Australian Research Council Funding information : https://doi.org/10.1111/gcb.15642

Grant Number

ARC Number : LP160100242, LP160100492

Grant Link

http://purl.org/au-research/grants/arc/LP160100242 http://purl.org/au-research/grants/arc/LP160100492

Comments

Duarte de Paula Costa, M., Lovelock, C. E., Waltham, N. J., Young, M., Adame, M. F., Bryant, C. V., ... Macreadie, P. I. (2021). Current and future carbon stocks in coastal wetlands within the Great Barrier Reef catchments. Global Change Biology, 27(14), 3257-3271. https://doi.org/10.1111/gcb.15642

Abstract

Australia's Great Barrier Reef (GBR) catchments include some of the world's most intact coastal wetlands comprising diverse mangrove, seagrass and tidal marsh ecosystems. Although these ecosystems are highly efficient at storing carbon in marine sediments, their soil organic carbon (SOC) stocks and the potential changes resulting from climate impacts, including sea level rise are not well understood.

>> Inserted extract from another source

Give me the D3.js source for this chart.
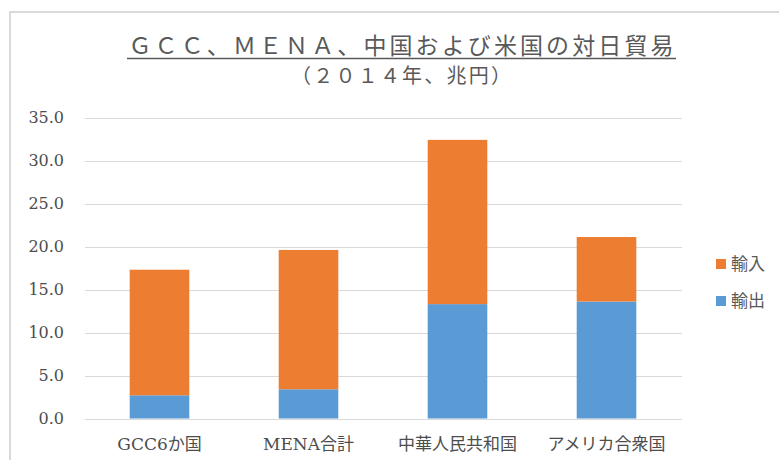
<!DOCTYPE html>
<html lang="ja">
<head>
<meta charset="UTF-8">
<script src="https://d3js.org/d3.v7.min.js"></script>
<style>
  body { margin: 0; background: #fff; }
</style>
</head>
<body>
<div id="chart"></div>
<script>
// data (2014, trillion yen)
const categories = ["GCC6か国", "MENA合計", "中華人民共和国", "アメリカ合衆国"];
const exportVals = [2.7, 3.4, 13.3, 13.6];   // 輸出
const importVals = [14.6, 16.2, 19.1, 7.5];  // 輸入
const yTicks = [0, 5, 10, 15, 20, 25, 30, 35];
const seriesNames = ["輸入", "輸出"];

const width = 779, height = 460;
const latinFont = "'DejaVu Serif', 'Noto Sans CJK JP', serif";
const cjkFont = "'Noto Sans CJK JP', sans-serif";
const textColor = "#595959";

const svg = d3.select("#chart").append("svg")
  .attr("width", width).attr("height", height);

// chart frame (runs off the right and bottom edge)
svg.append("rect")
  .attr("x", 10).attr("y", 12)
  .attr("width", 900).attr("height", 600)
  .attr("fill", "white")
  .attr("stroke", "#d9d9d9").attr("stroke-width", 2);

// title
svg.append("text")
  .attr("x", 401).attr("y", 54)
  .attr("text-anchor", "middle")
  .attr("font-family", cjkFont).attr("font-size", "23px")
  .attr("fill", textColor)
  .attr("textLength", 545).attr("lengthAdjust", "spacing")
  .text("ＧＣＣ、ＭＥＮＡ、中国および米国の対日貿易");
svg.append("line")
  .attr("x1", 127).attr("x2", 676).attr("y1", 58.5).attr("y2", 58.5)
  .attr("stroke", textColor).attr("stroke-width", 1.3);
svg.append("text")
  .attr("x", 401).attr("y", 83)
  .attr("text-anchor", "middle")
  .attr("font-family", cjkFont).attr("font-size", "20px")
  .attr("fill", textColor)
  .attr("textLength", 220).attr("lengthAdjust", "spacing")
  .text("（２０１４年、兆円）");

// scales
const x = d3.scaleBand().domain(categories).range([85, 681]).paddingInner(0.6).paddingOuter(0.3);
const y = d3.scaleLinear().domain([0, 35]).range([418.5, 117.5]);

// gridlines
svg.append("g").selectAll("line")
  .data(yTicks)
  .join("line")
  .attr("x1", 85).attr("x2", 682)
  .attr("y1", d => Math.round(y(d)) + 0.5).attr("y2", d => Math.round(y(d)) + 0.5)
  .attr("stroke", "#d9d9d9").attr("stroke-width", 1.2);

// y axis labels
const yAxis = svg.append("g")
  .attr("transform", "translate(64,0)")
  .call(d3.axisLeft(y).tickValues(yTicks).tickFormat(d3.format(".1f")).tickSize(0).tickPadding(0));
yAxis.select(".domain").remove();
yAxis.selectAll("text")
  .attr("font-family", latinFont).attr("font-size", "16px")
  .attr("fill", "#4d4d4d");

// stacked bars
const stackData = categories.map((c, i) => ({ cat: c, "輸出": exportVals[i], "輸入": importVals[i] }));
const stacked = d3.stack().keys(["輸出", "輸入"])(stackData);
const color = d3.scaleOrdinal().domain(["輸出", "輸入"]).range(["#5b9bd5", "#ed7d31"]);

svg.append("g").selectAll("g")
  .data(stacked)
  .join("g")
  .attr("fill", d => color(d.key))
  .selectAll("rect")
  .data(d => d)
  .join("rect")
  .attr("x", d => x(d.data.cat))
  .attr("width", x.bandwidth())
  .attr("y", d => y(d[1]))
  .attr("height", d => y(d[0]) - y(d[1]));

// x axis labels
const xAxis = svg.append("g")
  .attr("transform", "translate(0,418.5)")
  .call(d3.axisBottom(x).tickSize(0).tickPadding(0));
xAxis.select(".domain").remove();
xAxis.selectAll("text")
  .attr("dy", "31px")
  .attr("font-family", latinFont).attr("font-size", "17px")
  .attr("fill", "#4d4d4d");

// legend
const legend = svg.append("g").selectAll("g")
  .data(seriesNames)
  .join("g")
  .attr("transform", (d, i) => "translate(716," + (259 + i * 37) + ")");
legend.append("rect")
  .attr("width", 10).attr("height", 10)
  .attr("fill", d => color(d));
legend.append("text")
  .attr("x", 15).attr("y", 5).attr("dy", "0.36em")
  .attr("font-family", cjkFont).attr("font-size", "17px")
  .attr("fill", textColor)
  .text(d => d);
</script>
</body>
</html>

For the first time, we estimated SOC stocks and their drivers within the range of coastal wetlands of GBR catchments using boosted regression trees (i.e. a machine learning approach and ensemble method for modelling the relationship between response and explanatory variables) and identified the potential changes in future stocks due to sea level rise. We found levels of SOC stocks of mangrove and seagrass meadows have different drivers, with climatic variables such as temperature, rainfall and solar radiation, showing significant contributions in accounting for variation in SOC stocks in mangroves. In contrast, soil type accounted for most of the variability in seagrass meadows. Total SOC stock in the GBR catchments, including mangroves, seagrass meadows and tidal marshes, is approximately 137 Tg C, which represents 9%–13% of Australia's total SOC stock while encompassing only 4%–6% of the total extent of Australian coastal wetlands. In a global context, this could represent 0.5%–1.4% of global SOC stock. Our study suggests that landward migration due to projected sea level rise has the potential to enhance carbon accumulation with total carbon gains between 0.16 and 0.46 Tg C and provides an opportunity for future restoration to enhance blue carbon.